Viele offene Fragen |
09.09.2002 00:00 Uhr |
Wer gehofft hatte, die beiden „Rededuelle“ zwischen Bundeskanzler Gerhard Schröder und seinem Herausforderer Edmund Stoiber könnten Klarheit schaffen, der ist sicher enttäuscht worden. Das war auch nicht zu erwarten. Die Strategien beider Volksparteien war nicht auf Festlegung ausgerichtet, sondern darauf, möglichst viele Fragen offen zu lassen.
Trotzdem konnten aus den beiden in den Medien hoch gepushten Streitgesprächen Erkenntnisse gewonnen werden. Die wichtigste Botschaft für die Heilberufe: Gesundheitspolitik spielt nur eine untergeordnete Rolle. Denn sie wurde nur als Nebensache angesprochen. Konkret wurde weder der Kanzler noch sein Herausforderer. Sicher hat Stoiber Recht, wenn er behauptet, dass die Senkung der Arbeitslosenzahlen auch die Einnahmesituation der Gesetzlichen Krankenversicherung verbessern würde. Auch Schröder lag richtig mit seiner Bemerkung, dass die Krankenkassen die Beiträge festsetzen. Damit haben aber beide lediglich die politische Verantwortung für die Gesundheitspolitik und die zukünftige Finanzierung des Gesundheitswesens elegant weiter gegeben, wohl wissend, dass die aktuelle Situation von der Politik durch Sozialgesetze geschaffen wurde.

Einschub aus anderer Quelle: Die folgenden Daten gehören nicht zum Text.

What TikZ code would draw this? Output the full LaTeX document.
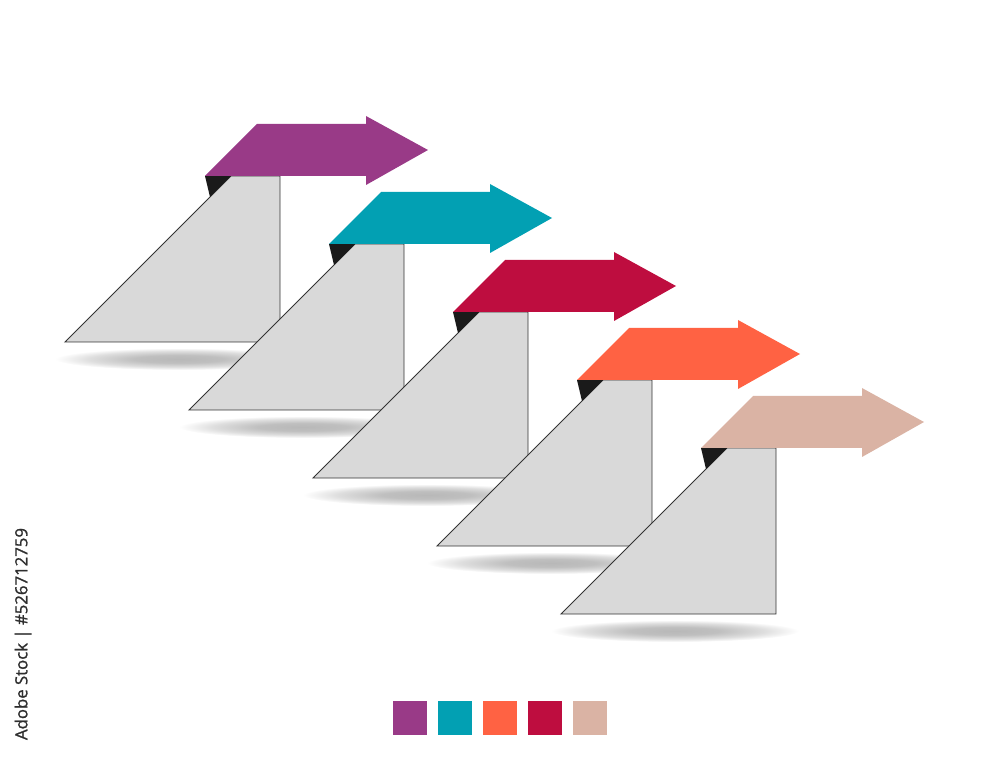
\documentclass[tikz,border=0pt]{standalone}
\usepackage{fontspec}
\newfontfamily\creditfont[FakeBold=1.2]{Open Sans}
\definecolor{stepPurple}{HTML}{993A87}
\definecolor{stepTeal}{HTML}{02A0B3}
\definecolor{stepCrimson}{HTML}{BE0D3F}
\definecolor{stepOrange}{HTML}{FF6243}
\definecolor{stepTan}{HTML}{DAB3A4}
\definecolor{stepGray}{HTML}{D9D9D9}
\definecolor{lineGray}{HTML}{333333}
\definecolor{foldBlack}{HTML}{1A1A1A}
\definecolor{creditGray}{HTML}{2E2E2E}
\pgfdeclareradialshading{shadowfade}{\pgfpoint{0bp}{0bp}}{color(0bp)=(black!28); color(9bp)=(black!25); color(18bp)=(black!13); color(25bp)=(white); color(50bp)=(white)}
\tikzset{
  stepface/.style={fill=stepGray, draw=lineGray, line width=0.75pt},
  stepfold/.style={fill=foldBlack},
  swatch/.style={minimum size=10.2mm, inner sep=0pt}
}
\begin{document}
\begin{tikzpicture}[x=0.3mm,y=-0.3mm]
\useasboundingbox (0,0) rectangle (1000,759);
% 段
\foreach \c [count=\i from 0] in {stepPurple,stepTeal,stepCrimson,stepOrange,stepTan} {
  \begin{scope}[shift={(124*\i,68*\i)}]
    % 影
    \shade[shading=shadowfade] (179,359) ellipse [x radius=124, y radius=11];
    % 三角形
    \draw[stepface] (65,342) -- (231,176) -- (280,176) -- (280,342) -- cycle;
    % 折り返し
    \fill[stepfold] (205,176) -- (231,176) -- (210,197) -- cycle;
    % 矢印
    \fill[\c] (205,176) -- (257,124) -- (366,124) -- (366,116) -- (428,150)
      -- (366,185) -- (366,176) -- cycle;
  \end{scope}
}
% 色見本
\node[swatch, fill=stepPurple] (sw1) at (410,717.5) {};
\node[swatch, fill=stepTeal] (sw2) at (455,717.5) {};
\node[swatch, fill=stepOrange] (sw3) at (500,717.5) {};
\node[swatch, fill=stepCrimson] (sw4) at (545,717.5) {};
\node[swatch, fill=stepTan] (sw5) at (590,717.5) {};
% クレジット
\node[rotate=90, text=creditGray, font=\creditfont\fontsize{14.3}{15}\selectfont] (credit) at (23,634) {Adobe Stock | \#526712759};
\end{tikzpicture}
\end{document}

Ich kann beiden Kandidaten nur empfehlen, den Abschlussbericht der Enquete-Kommission zur demographischen Entwicklung und seinen Auswirkungen zu lesen. Dort steht, dass schon auf Grund der zukünftigen Altersstruktur in Deutschland das Gesundheitswesen mit dem bisherigen Beitragssystem nicht mehr zu finanzieren ist und die Politik gezwungen sein wird, dem Versicherten mehr Eigenverantwortung abzuverlangen. Zu einer solchen Aussage waren aber beide nicht bereit.
Eine zweite Erkenntnis für die Apothekerinnen und Apotheker aus den Rededuellen war, dass die jetzige Regierung am Mittelstand kein großes Interesse hat. Das Wahlversprechen von Schröder von 1998, eine neue Mitte zu schaffen, ist ein Flop. Seine Aussagen zum Arbeitsmarkt in Deutschland, dort stünden die Interessen des Kapitals den Interessen der Arbeitsnehmer und der Gewerkschaften gegenüber, lässt keinen Platz für mittelständische Unternehmen wie Apotheken.
Eine dritte Erkenntnis war für den aufmerksamen Beobachter sehr interessant. Als die Frage nach den zukünftigen Ministern gestellt wurde, würdigte Schröder mit keinem Wort die Arbeit seiner Gesundheitsministerin Ulla Schmidt. Alle anderen SPD-Ministerinnen wurden namentlich erwähnt und ihre erneute Ernennung in Aussicht gestellt.
Das muss als Zeichen für ein Kabinett unter einem wiedergewählten Bundeskanzler Schröder gewertet werden und bedeutet das Aus für Ulla Schmidt.
Da Schröder sich auch in der Koalitionsfrage trotz mehrfacher Betonung, rot-grün fortsetzen zu wollen, auch andere Kombinationen offen ließ, ist es gar nicht so abwegig, auch mit einem Bundesgesundheitsminister Jürgen Möllemann zu rechnen.
Es ist also noch vieles offen, vor allem der Ausgang der Wahl am 22. September.